=== Stored data entries ===
↓

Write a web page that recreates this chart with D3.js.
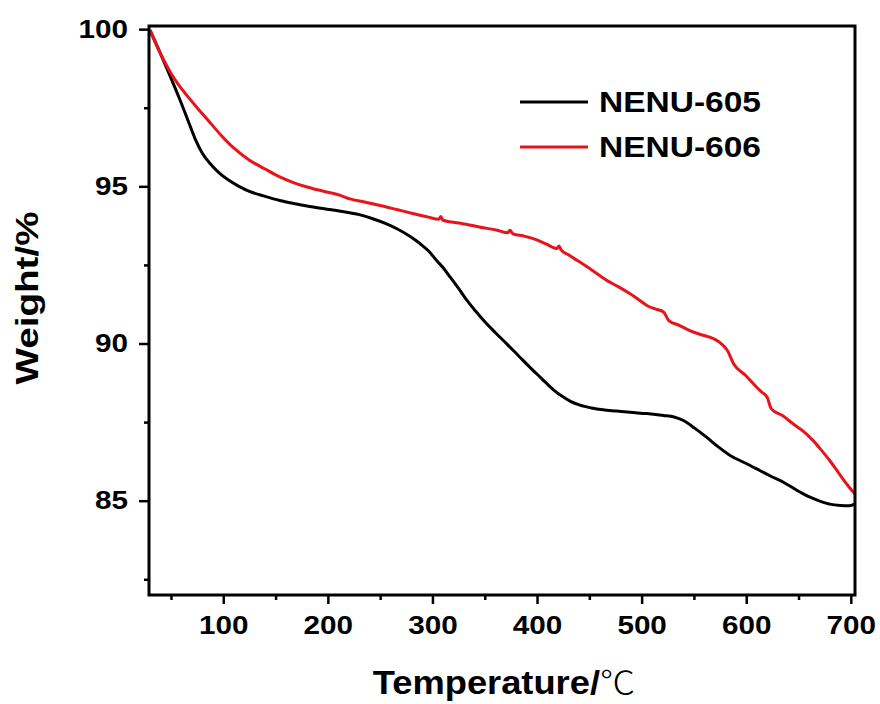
<!DOCTYPE html>
<html>
<head>
<meta charset="utf-8">
<script src="https://cdn.jsdelivr.net/npm/d3@7"></script>
<style>
html,body{margin:0;padding:0;background:#fff;}
svg{display:block;}
</style>
</head>
<body>
<script>
// ---- data ----
const seriesNames = ["NENU-605", "NENU-606"];
const seriesColors = ["#000000", "#e8141b"];

const temp605 = [30, 40, 49, 58, 66, 73, 80, 88, 96, 105, 115, 125, 140, 154, 170, 186, 212, 230, 243, 255, 266, 278, 288, 297, 304, 311, 317, 325, 333, 341, 349, 360, 371, 382, 393, 404, 416, 424, 432, 441, 452, 463, 476, 489, 505, 521, 531, 540, 551, 562, 573, 585, 599, 613, 624, 636, 648, 661, 671, 680, 690, 699, 704];
const weight605 = [99.97, 99.22, 98.52, 97.8, 97.12, 96.52, 96.05, 95.7, 95.43, 95.2, 95.0, 94.84, 94.68, 94.55, 94.44, 94.34, 94.21, 94.1, 93.97, 93.82, 93.65, 93.42, 93.18, 92.92, 92.64, 92.38, 92.11, 91.75, 91.37, 91.04, 90.73, 90.35, 89.99, 89.62, 89.25, 88.9, 88.52, 88.32, 88.16, 88.04, 87.95, 87.89, 87.85, 87.81, 87.77, 87.71, 87.66, 87.55, 87.3, 87.02, 86.72, 86.43, 86.2, 85.96, 85.77, 85.58, 85.34, 85.11, 84.98, 84.89, 84.85, 84.84, 84.9];

const temp606 = [30, 36, 43, 50, 57, 65, 75, 86, 97, 110, 125, 140, 154, 167, 180, 195, 212, 221, 235, 250, 265, 282, 296, 306, 308, 310, 328, 346, 362, 372, 374, 377, 387, 397, 408, 419, 421, 423, 430, 441, 454, 467, 478, 489, 497, 505, 513, 521, 526, 536, 546, 557, 569, 576, 582, 588, 599, 610, 615, 620, 624, 635, 645, 655, 664, 672, 680, 688, 696, 704];
const weight606 = [99.97, 99.5, 99.02, 98.6, 98.24, 97.9, 97.5, 97.08, 96.66, 96.22, 95.83, 95.55, 95.3, 95.12, 94.98, 94.85, 94.71, 94.6, 94.5, 94.39, 94.27, 94.13, 94.02, 93.95, 94.04, 93.92, 93.82, 93.7, 93.6, 93.52, 93.6, 93.49, 93.42, 93.33, 93.18, 93.02, 93.1, 92.98, 92.82, 92.59, 92.3, 92.0, 91.8, 91.58, 91.4, 91.21, 91.1, 91.0, 90.73, 90.58, 90.41, 90.28, 90.15, 90.0, 89.78, 89.35, 89.0, 88.61, 88.45, 88.29, 87.92, 87.7, 87.44, 87.2, 86.91, 86.6, 86.27, 85.9, 85.53, 85.21];

const xMajorTicks = [100, 200, 300, 400, 500, 600, 700];
const xMinorTicks = [50, 150, 250, 350, 450, 550, 650];
const yMajorTicks = [85, 90, 95, 100];
const yMinorTicks = [82.5, 87.5, 92.5, 97.5];
const xDomain = [29, 704];
const yDomain = [82, 100.1];
const xTitle = "Temperature/";
const xUnit = "℃";
const yTitle = "Weight/%";

// ---- layout ----
const W = 880, H = 704;
const L = 149, R = 855, T = 26, B = 595;

const svg = d3.select("body").append("svg").attr("width", W).attr("height", H);

const x = d3.scaleLinear().domain(xDomain).range([L, R]);
const y = d3.scaleLinear().domain(yDomain).range([B, T]);

const font = "Arial, 'Liberation Sans', sans-serif";

// curves
const series = [
  temp605.map((t, i) => [t, weight605[i]]),
  temp606.map((t, i) => [t, weight606[i]])
];
const line = d3.line().x(d => x(d[0])).y(d => y(d[1])).curve(d3.curveMonotoneX);
svg.append("clipPath").attr("id", "clip").append("rect")
  .attr("x", L).attr("y", T - 2).attr("width", R - L).attr("height", B - T + 2);
series.forEach((s, i) => {
  svg.append("path").datum(s)
    .attr("d", line)
    .attr("fill", "none")
    .attr("stroke", seriesColors[i])
    .attr("stroke-width", 3)
    .attr("stroke-linejoin", "round")
    .attr("clip-path", "url(#clip)");
});

// axes
function styleAxis(g) {
  g.select(".domain").remove();
  g.selectAll(".tick line").attr("stroke", "#000").attr("stroke-width", 2.5);
}
const xAxis = svg.append("g").attr("transform", `translate(0,${B})`)
  .call(d3.axisBottom(x).tickValues(xMajorTicks).tickSize(9).tickPadding(12).tickFormat(d3.format("d")));
styleAxis(xAxis);
xAxis.selectAll("text").attr("font-family", font).attr("font-weight", "bold")
  .attr("font-size", 26).attr("fill", "#000")
  .attr("textLength", function() { return this.textContent.length * 16.5; })
  .attr("lengthAdjust", "spacingAndGlyphs");
svg.append("g").attr("transform", `translate(0,${B})`)
  .call(d3.axisBottom(x).tickValues(xMinorTicks).tickSize(5).tickFormat(""))
  .call(styleAxis);

const yAxis = svg.append("g").attr("transform", `translate(${L},0)`)
  .call(d3.axisLeft(y).tickValues(yMajorTicks).tickSize(10).tickPadding(11).tickFormat(d3.format("d")));
styleAxis(yAxis);
yAxis.selectAll("text").attr("font-family", font).attr("font-weight", "bold")
  .attr("font-size", 25).attr("fill", "#000")
  .attr("textLength", function() { return this.textContent.length * 16.5; })
  .attr("lengthAdjust", "spacingAndGlyphs");
svg.append("g").attr("transform", `translate(${L},0)`)
  .call(d3.axisLeft(y).tickValues(yMinorTicks).tickSize(5).tickFormat(""))
  .call(styleAxis);

// frame
svg.append("rect").attr("x", L).attr("y", T).attr("width", R - L).attr("height", B - T)
  .attr("fill", "none").attr("stroke", "#000").attr("stroke-width", 3);

// axis titles
const xt = svg.append("text")
  .attr("transform", `translate(504,694) scale(1.1,1)`)
  .attr("text-anchor", "middle")
  .attr("font-family", font).attr("font-size", 33).attr("fill", "#000");
xt.append("tspan").attr("font-weight", "bold").text(xTitle);
xt.append("tspan").attr("font-family", "'Noto Sans CJK SC', 'DejaVu Serif', serif")
  .attr("font-weight", 300).attr("font-size", 32).text(xUnit);

svg.append("text")
  .attr("transform", `translate(38,298) rotate(-90)`)
  .attr("text-anchor", "middle")
  .attr("font-family", font).attr("font-weight", "bold").attr("font-size", 31).attr("fill", "#000")
  .attr("textLength", 173).attr("lengthAdjust", "spacingAndGlyphs")
  .text(yTitle);

// legend
const legY = [102, 147];
seriesNames.forEach((name, i) => {
  svg.append("line").attr("x1", 520).attr("x2", 588).attr("y1", legY[i]).attr("y2", legY[i])
    .attr("stroke", seriesColors[i]).attr("stroke-width", 3);
  svg.append("text").attr("x", 599).attr("y", legY[i] + 10)
    .attr("font-family", font).attr("font-weight", "bold").attr("font-size", 30).attr("fill", "#000")
    .attr("textLength", 162).attr("lengthAdjust", "spacingAndGlyphs")
    .text(name);
});
</script>
</body>
</html>
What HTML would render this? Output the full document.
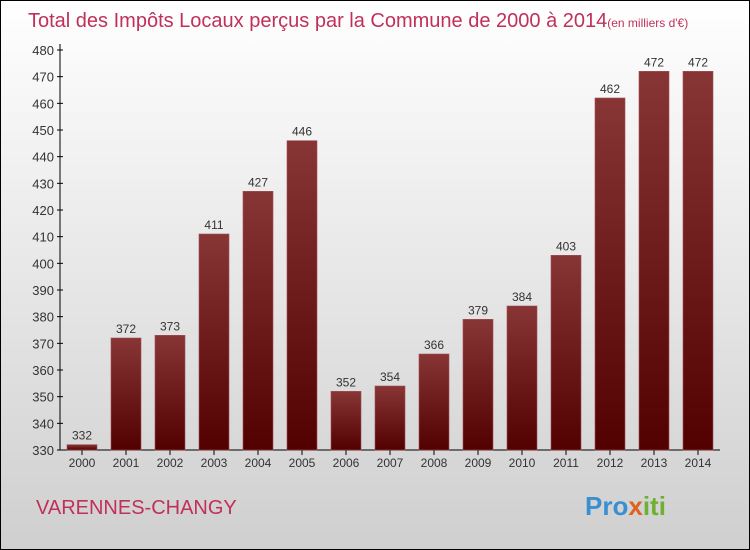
<!DOCTYPE html>
<html><head><meta charset="utf-8"><style>
body{margin:0;width:750px;height:550px;overflow:hidden}
svg{display:block;font-family:"Liberation Sans",sans-serif}
</style></head><body>
<svg id="c" width="750" height="550">
<defs>
<linearGradient id="bg" x1="0" y1="0" x2="0" y2="1"><stop offset="0" stop-color="#ffffff"/><stop offset="1" stop-color="#cfcfcf"/></linearGradient>
<linearGradient id="bar" x1="0" y1="0" x2="0" y2="1"><stop offset="0" stop-color="#883535"/><stop offset="1" stop-color="#520000"/></linearGradient>
</defs>
<rect x="0.5" y="0.5" width="749" height="549" fill="url(#bg)" stroke="#000"/>
<text x="28" y="27" font-size="20" fill="#c0305a">Total des Impôts Locaux perçus par la Commune de 2000 à 2014<tspan font-size="12">(en milliers d'€)</tspan></text>
<text x="36" y="514" font-size="20" fill="#c0305a">VARENNES-CHANGY</text>
<text x="585" y="515" font-size="26" font-weight="bold" fill="#e08020"><tspan fill="#3a8fd0">Pro</tspan><tspan fill="#e06020">x</tspan><tspan fill="#70b030">iti</tspan></text>
<g id="axes"></g><g id="bars"></g>
</svg>
<script>
const categories=["2000","2001","2002","2003","2004","2005","2006","2007","2008","2009","2010","2011","2012","2013","2014"];
const values=[332,372,373,411,427,446,352,354,366,379,384,403,462,472,472];
const yTicks=[330,340,350,360,370,380,390,400,410,420,430,440,450,460,470,480];
const NS="http://www.w3.org/2000/svg";
const y=v=>450-(v-330)*400/150;
const x=i=>82+i*44;
function mk(t,a,p){const e=document.createElementNS(NS,t);for(const k in a)e.setAttribute(k,a[k]);p.appendChild(e);return e;}
const ax=document.getElementById('axes'),bg=document.getElementById('bars');
const yl=mk('line',{x1:60,y1:44,x2:60,y2:450,stroke:'#000'},ax);


const xl=mk('line',{x1:60,y1:450,x2:720,y2:450,stroke:'#000'},ax);


yTicks.forEach(v=>{
 mk('line',{x1:57,x2:63,y1:y(v),y2:y(v),stroke:'#000'},ax);
 const t=mk('text',{x:54,y:y(v)+5,'text-anchor':'end','font-size':13,fill:'#333'},ax);t.textContent=v;
 
 
});
categories.forEach((c,i)=>{
 mk('line',{x1:x(i),x2:x(i),y1:450,y2:455,stroke:'#000'},ax);
 const t=mk('text',{x:x(i),y:467,'text-anchor':'middle','font-size':12,fill:'#333'},ax);t.textContent=c;
 
 
 const r=mk('rect',{x:x(i)-15,y:y(values[i]),width:30,height:450-y(values[i]),fill:'url(#bar)',stroke:'#a05050','stroke-width':0.6},bg);
 
 
 const l=mk('text',{x:x(i),y:y(values[i])-5,'text-anchor':'middle','font-size':12,fill:'#333'},bg);l.textContent=values[i];
 
 
});
</script>
</body></html>
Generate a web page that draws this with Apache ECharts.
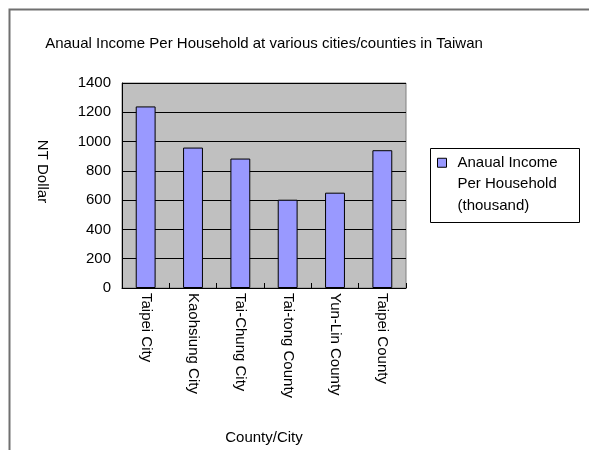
<!DOCTYPE html>
<html><head><meta charset="utf-8">
<script src="https://cdn.jsdelivr.net/npm/echarts@6/dist/echarts.min.js"></script>
<style>html,body{margin:0;padding:0;background:#fff}#c{width:589px;height:450px}</style>
</head><body><div id="c"></div>
<script>
var categories = ['Taipei City', 'Kaohsiung City', 'Tai-Chung City', 'Tai-tong County', 'Yun-Lin County', 'Taipei County'];
var incomeValues = [1240, 959, 884, 603, 651, 941];
var seriesName = 'Anaual Income Per Household (thousand)';
var yTicks = { min: 0, max: 1400, interval: 200 };
var FONT = '"Liberation Sans", Arial, sans-serif';

var chart = echarts.init(document.getElementById('c'));
chart.setOption({
  animation: false,
  backgroundColor: '#fff',
  title: {
    text: 'Anaual Income Per Household at various cities/counties in Taiwan',
    left: 264, top: 36, textAlign: 'center', padding: 0,
    textStyle: { fontFamily: FONT, fontSize: 15, fontWeight: 'normal', color: '#000' }
  },
  graphic: [
    { type: 'rect', shape: { x: 9.5, y: 9.5, width: 700, height: 600 }, style: { fill: 'none', stroke: '#707070', lineWidth: 2 }, silent: true },
    { type: 'rect', shape: { x: 430.5, y: 148.5, width: 149, height: 74 }, style: { fill: 'none', stroke: '#000', lineWidth: 1 }, silent: true }
  ],
  legend: {
    left: 437, top: 152, padding: 0, itemGap: 0,
    itemWidth: 15.01, itemHeight: 52,
    icon: 'path://M0,0L9,0L9,9L0,9Z M15,52L15.01,52',
    itemStyle: { borderColor: '#000', borderWidth: 1 },
    formatter: function () { return 'Anaual Income\nPer Household\n(thousand)'; },
    textStyle: { fontFamily: FONT, fontSize: 15, color: '#000', lineHeight: 21.5 },
    data: [seriesName]
  },
  grid: {
    left: 122, right: 183, top: 83, bottom: 162,
    show: true, backgroundColor: '#c0c0c0', borderColor: '#808080', borderWidth: 1
  },
  xAxis: {
    type: 'category', data: categories,
    name: 'County/City', nameLocation: 'middle', nameGap: 142,
    nameTextStyle: { fontFamily: FONT, fontSize: 15, color: '#000' },
    axisLine: { lineStyle: { color: '#000', width: 1 } },
    axisTick: { show: true, inside: true, length: 5, alignWithLabel: false, lineStyle: { color: '#000' } },
    axisLabel: { rotate: -90, margin: 5, fontFamily: FONT, fontSize: 15, color: '#000', interval: 0 },
    splitLine: { show: false }
  },
  yAxis: {
    type: 'value', min: yTicks.min, max: yTicks.max, interval: yTicks.interval,
    name: 'NT Dollar', nameLocation: 'middle', nameGap: 72, nameRotate: -90,
    nameTextStyle: { fontFamily: FONT, fontSize: 15, color: '#000', padding: [0, 28, 0, 0] },
    axisLine: { show: true, lineStyle: { color: '#000', width: 1 } },
    axisTick: { show: true, inside: true, length: 5, lineStyle: { color: '#000' } },
    axisLabel: { margin: 11, fontFamily: FONT, fontSize: 15, color: '#000', formatter: function (v) { return String(v); } },
    splitLine: { show: true, lineStyle: { color: '#000', width: 1 } }
  },
  series: [{
    name: seriesName, type: 'bar', data: incomeValues,
    barWidth: '42%',
    itemStyle: { color: '#9999ff', borderColor: '#000', borderWidth: 1 }
  }]
});
</script></body></html>
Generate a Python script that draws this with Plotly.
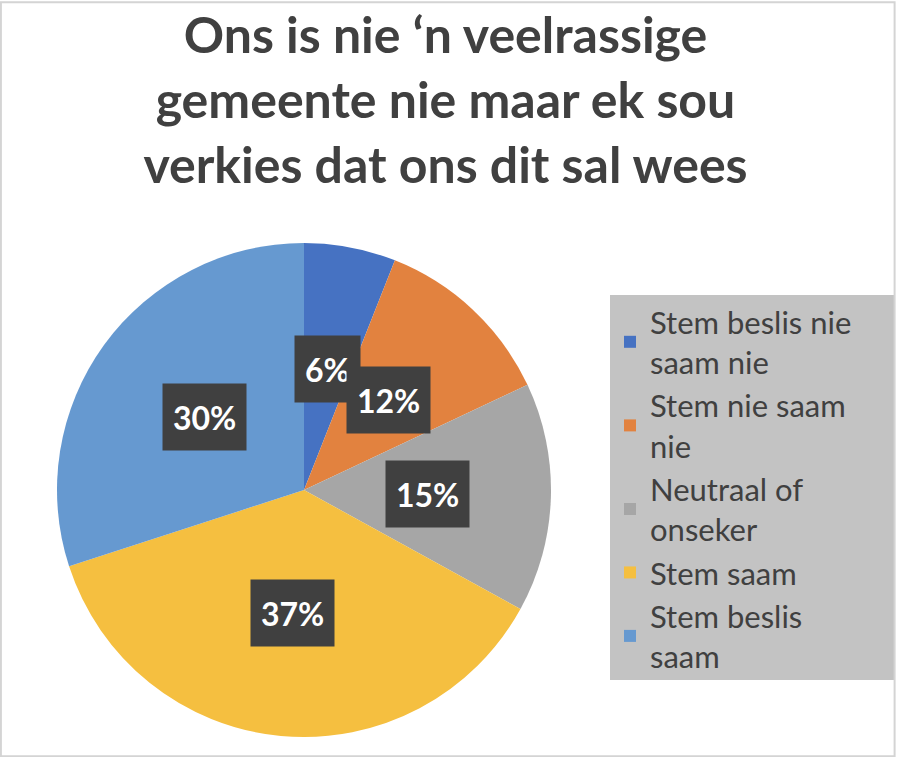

↑

=== Stated goal ===
Copy, word for word, the entries above from the first line to the line that holds "84.85, 84.84, 84.9];". Drop the pictures.

=== Answer to this task ===
Write a web page that recreates this chart with D3.js.
<!DOCTYPE html>
<html>
<head>
<meta charset="utf-8">
<script src="https://cdn.jsdelivr.net/npm/d3@7"></script>
<style>
html,body{margin:0;padding:0;background:#fff;}
svg{display:block;}
</style>
</head>
<body>
<script>
// ---- data ----
const seriesNames = ["NENU-605", "NENU-606"];
const seriesColors = ["#000000", "#e8141b"];

const temp605 = [30, 40, 49, 58, 66, 73, 80, 88, 96, 105, 115, 125, 140, 154, 170, 186, 212, 230, 243, 255, 266, 278, 288, 297, 304, 311, 317, 325, 333, 341, 349, 360, 371, 382, 393, 404, 416, 424, 432, 441, 452, 463, 476, 489, 505, 521, 531, 540, 551, 562, 573, 585, 599, 613, 624, 636, 648, 661, 671, 680, 690, 699, 704];
const weight605 = [99.97, 99.22, 98.52, 97.8, 97.12, 96.52, 96.05, 95.7, 95.43, 95.2, 95.0, 94.84, 94.68, 94.55, 94.44, 94.34, 94.21, 94.1, 93.97, 93.82, 93.65, 93.42, 93.18, 92.92, 92.64, 92.38, 92.11, 91.75, 91.37, 91.04, 90.73, 90.35, 89.99, 89.62, 89.25, 88.9, 88.52, 88.32, 88.16, 88.04, 87.95, 87.89, 87.85, 87.81, 87.77, 87.71, 87.66, 87.55, 87.3, 87.02, 86.72, 86.43, 86.2, 85.96, 85.77, 85.58, 85.34, 85.11, 84.98, 84.89, 84.85, 84.84, 84.9];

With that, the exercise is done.